Obrando con la conciencia de ser guiada desde lo alto, pudo hacer frente a las innumerables objeciones y dificultades que inevitablemente encontró. A las críticas y a las maledicencias por hablar abiertamente de cosas espirituales frente a hombres adultos, incluidos sacerdotes, a los comentarios paternalistas de Thomas Sackville que veía a las “jesuitas” como mujeres volubles y exaltadas (“su fervor pasará, porque al fin y al cabo no son más que mujeres”), Mary, dirigiéndose hacia sus compañeras, respondió: “Entre mujeres y hombres no hay tal diferencia que sugiera que las mujeres no pueden hacer grandes cosas y se darán cuenta de que las mujeres en el futuro, como espero, harán mucho”.

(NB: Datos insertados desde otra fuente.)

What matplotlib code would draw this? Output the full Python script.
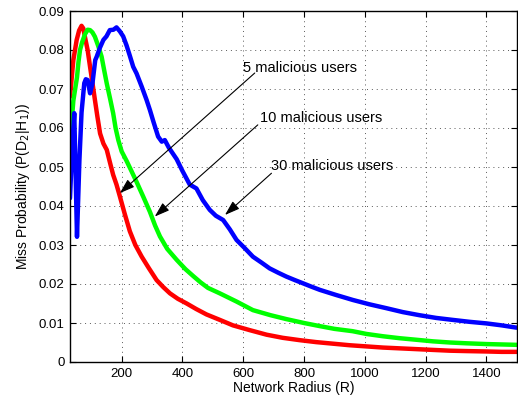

Pero la santidad de la vida ordinaria de Mary Ward y su proyecto, demasiado avanzado para aquellos tiempos, siguieron encontrando obstáculos y desconfianza hasta que, en 1631, el Papa Urbano VIII suprimió su obra ahora difundida en varios países de Europa. Acusada de ser “hereje, cismática y rebelde a la Santa Iglesia” y considerada peligrosa por su esfuerzo por dar una dignidad y un papel a la mujer en la Iglesia Católica, fue “invitada a quedarse” unos meses en el monasterio de las Clarisas en Múnich. Mary se negó a firmar la declaración de culpabilidad preparada por los inquisidores y en 1637 se embarcó en un largo viaje a Roma para encontrarse directamente con el Papa. Cuando, dos años después, se le permitió regresar a Inglaterra, pudo abrir algunas comunidades junto a algunas compañeras, primero en Londres y después en el pueblo de Heworth, donde murió en 1645.
Su congregación fue aprobada en 1703, mientras que la Santa Sede aprobó definitivamente su Instituto de la Santísima Virgen María en1877 siempre que no apareciera el nombre de Mary Ward. Fue necesario esperar a principios del siglo XX para que el clima cambiara y fuera reconocida oficialmente como la fundadora. En 2003 la congregación tomó el nombre de “Congregatio Jesu”, después de haber recibido del padre jesuita Pedro Arrupe las Constituciones ignacianas adaptadas a las mujeres, según la voluntad de Mary Ward.
En 2009 se le otorgó el título de Venerable y sigue en marcha el proceso para su beatificación por la práctica heroica de las virtudes que ejerció en vida.